> **Short problem**: Repeat each line of the material below exactly as it appears, minus any pictures.

** Start of Data block **

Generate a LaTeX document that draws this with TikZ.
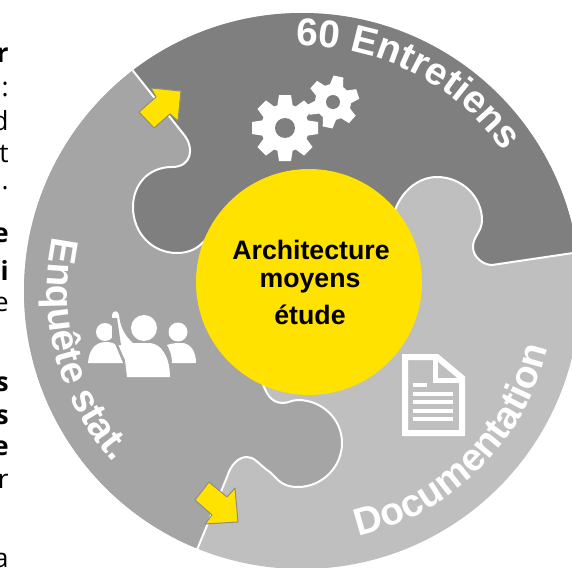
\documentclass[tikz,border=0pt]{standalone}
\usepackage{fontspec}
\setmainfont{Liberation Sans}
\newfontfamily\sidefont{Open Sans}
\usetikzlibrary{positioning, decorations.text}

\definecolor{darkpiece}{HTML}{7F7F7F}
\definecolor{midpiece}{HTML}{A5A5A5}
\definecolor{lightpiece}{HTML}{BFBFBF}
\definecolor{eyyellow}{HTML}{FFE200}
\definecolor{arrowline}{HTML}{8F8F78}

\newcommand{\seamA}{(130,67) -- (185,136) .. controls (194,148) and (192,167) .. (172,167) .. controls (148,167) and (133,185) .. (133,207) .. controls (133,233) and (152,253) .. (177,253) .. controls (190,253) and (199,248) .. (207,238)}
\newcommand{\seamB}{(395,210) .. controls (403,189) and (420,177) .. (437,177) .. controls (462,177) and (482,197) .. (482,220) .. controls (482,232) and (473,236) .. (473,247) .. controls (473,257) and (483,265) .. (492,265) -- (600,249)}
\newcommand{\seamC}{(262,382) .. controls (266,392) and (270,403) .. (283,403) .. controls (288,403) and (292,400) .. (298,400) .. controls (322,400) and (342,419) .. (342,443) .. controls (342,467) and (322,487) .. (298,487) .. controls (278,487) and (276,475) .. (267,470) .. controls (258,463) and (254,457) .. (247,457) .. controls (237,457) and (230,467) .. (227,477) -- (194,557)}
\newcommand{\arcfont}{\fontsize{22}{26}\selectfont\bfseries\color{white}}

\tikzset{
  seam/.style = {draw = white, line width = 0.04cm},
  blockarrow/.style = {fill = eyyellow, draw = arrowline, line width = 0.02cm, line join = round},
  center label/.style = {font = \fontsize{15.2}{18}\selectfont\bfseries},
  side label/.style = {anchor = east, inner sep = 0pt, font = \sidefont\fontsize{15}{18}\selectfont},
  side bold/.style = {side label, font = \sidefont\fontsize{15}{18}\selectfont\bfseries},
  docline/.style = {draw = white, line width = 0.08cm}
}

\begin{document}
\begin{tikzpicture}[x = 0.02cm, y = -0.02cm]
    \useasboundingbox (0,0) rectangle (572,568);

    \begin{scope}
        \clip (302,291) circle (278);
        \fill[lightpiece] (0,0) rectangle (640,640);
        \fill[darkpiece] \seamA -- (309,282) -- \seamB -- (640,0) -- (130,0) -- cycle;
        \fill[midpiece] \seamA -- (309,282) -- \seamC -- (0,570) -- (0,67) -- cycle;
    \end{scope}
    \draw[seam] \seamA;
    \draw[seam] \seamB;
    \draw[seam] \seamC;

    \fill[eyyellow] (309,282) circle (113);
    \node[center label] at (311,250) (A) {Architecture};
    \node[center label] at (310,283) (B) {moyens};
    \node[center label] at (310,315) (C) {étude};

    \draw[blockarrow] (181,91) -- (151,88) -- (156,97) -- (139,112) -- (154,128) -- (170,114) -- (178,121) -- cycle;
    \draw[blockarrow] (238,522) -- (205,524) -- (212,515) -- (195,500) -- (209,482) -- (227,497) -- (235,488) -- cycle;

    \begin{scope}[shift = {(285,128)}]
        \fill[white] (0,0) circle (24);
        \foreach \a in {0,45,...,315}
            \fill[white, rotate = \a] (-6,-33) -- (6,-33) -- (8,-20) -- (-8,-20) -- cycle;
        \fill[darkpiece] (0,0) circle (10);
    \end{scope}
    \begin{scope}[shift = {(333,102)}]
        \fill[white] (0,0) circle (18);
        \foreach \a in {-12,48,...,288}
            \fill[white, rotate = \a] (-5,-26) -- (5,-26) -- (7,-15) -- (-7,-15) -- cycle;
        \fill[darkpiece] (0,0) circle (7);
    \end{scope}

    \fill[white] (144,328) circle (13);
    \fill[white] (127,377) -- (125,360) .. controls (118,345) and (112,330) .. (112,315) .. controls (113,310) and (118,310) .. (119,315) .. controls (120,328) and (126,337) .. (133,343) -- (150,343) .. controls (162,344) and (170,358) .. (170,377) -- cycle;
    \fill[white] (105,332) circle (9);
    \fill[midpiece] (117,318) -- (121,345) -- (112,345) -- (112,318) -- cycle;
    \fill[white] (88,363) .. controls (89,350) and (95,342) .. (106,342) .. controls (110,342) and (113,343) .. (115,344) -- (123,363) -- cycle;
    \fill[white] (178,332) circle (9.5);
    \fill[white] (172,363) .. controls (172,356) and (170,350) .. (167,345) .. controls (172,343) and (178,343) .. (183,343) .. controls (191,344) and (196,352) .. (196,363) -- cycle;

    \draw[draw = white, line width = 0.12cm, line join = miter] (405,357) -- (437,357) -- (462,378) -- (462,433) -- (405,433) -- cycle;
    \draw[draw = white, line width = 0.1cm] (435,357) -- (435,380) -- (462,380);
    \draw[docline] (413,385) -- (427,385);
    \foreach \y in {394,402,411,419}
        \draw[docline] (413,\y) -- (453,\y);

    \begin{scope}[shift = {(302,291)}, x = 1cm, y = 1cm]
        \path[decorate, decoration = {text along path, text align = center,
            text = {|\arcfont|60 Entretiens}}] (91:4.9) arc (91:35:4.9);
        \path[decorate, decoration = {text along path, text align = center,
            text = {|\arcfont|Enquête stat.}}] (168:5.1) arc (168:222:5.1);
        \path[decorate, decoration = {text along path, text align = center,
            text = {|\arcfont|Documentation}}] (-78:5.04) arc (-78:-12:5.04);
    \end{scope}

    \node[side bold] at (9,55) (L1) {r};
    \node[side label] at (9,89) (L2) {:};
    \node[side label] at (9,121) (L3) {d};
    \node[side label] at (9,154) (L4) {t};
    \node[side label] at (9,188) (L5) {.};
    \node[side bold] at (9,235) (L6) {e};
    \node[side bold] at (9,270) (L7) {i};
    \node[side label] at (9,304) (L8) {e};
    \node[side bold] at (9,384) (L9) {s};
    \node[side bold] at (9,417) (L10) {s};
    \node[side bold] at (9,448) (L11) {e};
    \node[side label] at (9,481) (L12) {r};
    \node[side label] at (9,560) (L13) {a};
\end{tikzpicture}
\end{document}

** End of Data block **

> **Task solution**:
Generate a LaTeX document that draws this with TikZ.
\documentclass[tikz,border=0pt]{standalone}
\usepackage{fontspec}
\setmainfont{Liberation Sans}
\newfontfamily\sidefont{Open Sans}
\usetikzlibrary{positioning, decorations.text}

\definecolor{darkpiece}{HTML}{7F7F7F}
\definecolor{midpiece}{HTML}{A5A5A5}
\definecolor{lightpiece}{HTML}{BFBFBF}
\definecolor{eyyellow}{HTML}{FFE200}
\definecolor{arrowline}{HTML}{8F8F78}

\newcommand{\seamA}{(130,67) -- (185,136) .. controls (194,148) and (192,167) .. (172,167) .. controls (148,167) and (133,185) .. (133,207) .. controls (133,233) and (152,253) .. (177,253) .. controls (190,253) and (199,248) .. (207,238)}
\newcommand{\seamB}{(395,210) .. controls (403,189) and (420,177) .. (437,177) .. controls (462,177) and (482,197) .. (482,220) .. controls (482,232) and (473,236) .. (473,247) .. controls (473,257) and (483,265) .. (492,265) -- (600,249)}
\newcommand{\seamC}{(262,382) .. controls (266,392) and (270,403) .. (283,403) .. controls (288,403) and (292,400) .. (298,400) .. controls (322,400) and (342,419) .. (342,443) .. controls (342,467) and (322,487) .. (298,487) .. controls (278,487) and (276,475) .. (267,470) .. controls (258,463) and (254,457) .. (247,457) .. controls (237,457) and (230,467) .. (227,477) -- (194,557)}
\newcommand{\arcfont}{\fontsize{22}{26}\selectfont\bfseries\color{white}}

\tikzset{
  seam/.style = {draw = white, line width = 0.04cm},
  blockarrow/.style = {fill = eyyellow, draw = arrowline, line width = 0.02cm, line join = round},
  center label/.style = {font = \fontsize{15.2}{18}\selectfont\bfseries},
  side label/.style = {anchor = east, inner sep = 0pt, font = \sidefont\fontsize{15}{18}\selectfont},
  side bold/.style = {side label, font = \sidefont\fontsize{15}{18}\selectfont\bfseries},
  docline/.style = {draw = white, line width = 0.08cm}
}

\begin{document}
\begin{tikzpicture}[x = 0.02cm, y = -0.02cm]
    \useasboundingbox (0,0) rectangle (572,568);

    \begin{scope}
        \clip (302,291) circle (278);
        \fill[lightpiece] (0,0) rectangle (640,640);
        \fill[darkpiece] \seamA -- (309,282) -- \seamB -- (640,0) -- (130,0) -- cycle;
        \fill[midpiece] \seamA -- (309,282) -- \seamC -- (0,570) -- (0,67) -- cycle;
    \end{scope}
    \draw[seam] \seamA;
    \draw[seam] \seamB;
    \draw[seam] \seamC;

    \fill[eyyellow] (309,282) circle (113);
    \node[center label] at (311,250) (A) {Architecture};
    \node[center label] at (310,283) (B) {moyens};
    \node[center label] at (310,315) (C) {étude};

    \draw[blockarrow] (181,91) -- (151,88) -- (156,97) -- (139,112) -- (154,128) -- (170,114) -- (178,121) -- cycle;
    \draw[blockarrow] (238,522) -- (205,524) -- (212,515) -- (195,500) -- (209,482) -- (227,497) -- (235,488) -- cycle;

    \begin{scope}[shift = {(285,128)}]
        \fill[white] (0,0) circle (24);
        \foreach \a in {0,45,...,315}
            \fill[white, rotate = \a] (-6,-33) -- (6,-33) -- (8,-20) -- (-8,-20) -- cycle;
        \fill[darkpiece] (0,0) circle (10);
    \end{scope}
    \begin{scope}[shift = {(333,102)}]
        \fill[white] (0,0) circle (18);
        \foreach \a in {-12,48,...,288}
            \fill[white, rotate = \a] (-5,-26) -- (5,-26) -- (7,-15) -- (-7,-15) -- cycle;
        \fill[darkpiece] (0,0) circle (7);
    \end{scope}

    \fill[white] (144,328) circle (13);
    \fill[white] (127,377) -- (125,360) .. controls (118,345) and (112,330) .. (112,315) .. controls (113,310) and (118,310) .. (119,315) .. controls (120,328) and (126,337) .. (133,343) -- (150,343) .. controls (162,344) and (170,358) .. (170,377) -- cycle;
    \fill[white] (105,332) circle (9);
    \fill[midpiece] (117,318) -- (121,345) -- (112,345) -- (112,318) -- cycle;
    \fill[white] (88,363) .. controls (89,350) and (95,342) .. (106,342) .. controls (110,342) and (113,343) .. (115,344) -- (123,363) -- cycle;
    \fill[white] (178,332) circle (9.5);
    \fill[white] (172,363) .. controls (172,356) and (170,350) .. (167,345) .. controls (172,343) and (178,343) .. (183,343) .. controls (191,344) and (196,352) .. (196,363) -- cycle;

    \draw[draw = white, line width = 0.12cm, line join = miter] (405,357) -- (437,357) -- (462,378) -- (462,433) -- (405,433) -- cycle;
    \draw[draw = white, line width = 0.1cm] (435,357) -- (435,380) -- (462,380);
    \draw[docline] (413,385) -- (427,385);
    \foreach \y in {394,402,411,419}
        \draw[docline] (413,\y) -- (453,\y);

    \begin{scope}[shift = {(302,291)}, x = 1cm, y = 1cm]
        \path[decorate, decoration = {text along path, text align = center,
            text = {|\arcfont|60 Entretiens}}] (91:4.9) arc (91:35:4.9);
        \path[decorate, decoration = {text along path, text align = center,
            text = {|\arcfont|Enquête stat.}}] (168:5.1) arc (168:222:5.1);
        \path[decorate, decoration = {text along path, text align = center,
            text = {|\arcfont|Documentation}}] (-78:5.04) arc (-78:-12:5.04);
    \end{scope}

    \node[side bold] at (9,55) (L1) {r};
    \node[side label] at (9,89) (L2) {:};
    \node[side label] at (9,121) (L3) {d};
    \node[side label] at (9,154) (L4) {t};
    \node[side label] at (9,188) (L5) {.};
    \node[side bold] at (9,235) (L6) {e};
    \node[side bold] at (9,270) (L7) {i};
    \node[side label] at (9,304) (L8) {e};
    \node[side bold] at (9,384) (L9) {s};
    \node[side bold] at (9,417) (L10) {s};
    \node[side bold] at (9,448) (L11) {e};
    \node[side label] at (9,481) (L12) {r};
    \node[side label] at (9,560) (L13) {a};
\end{tikzpicture}
\end{document}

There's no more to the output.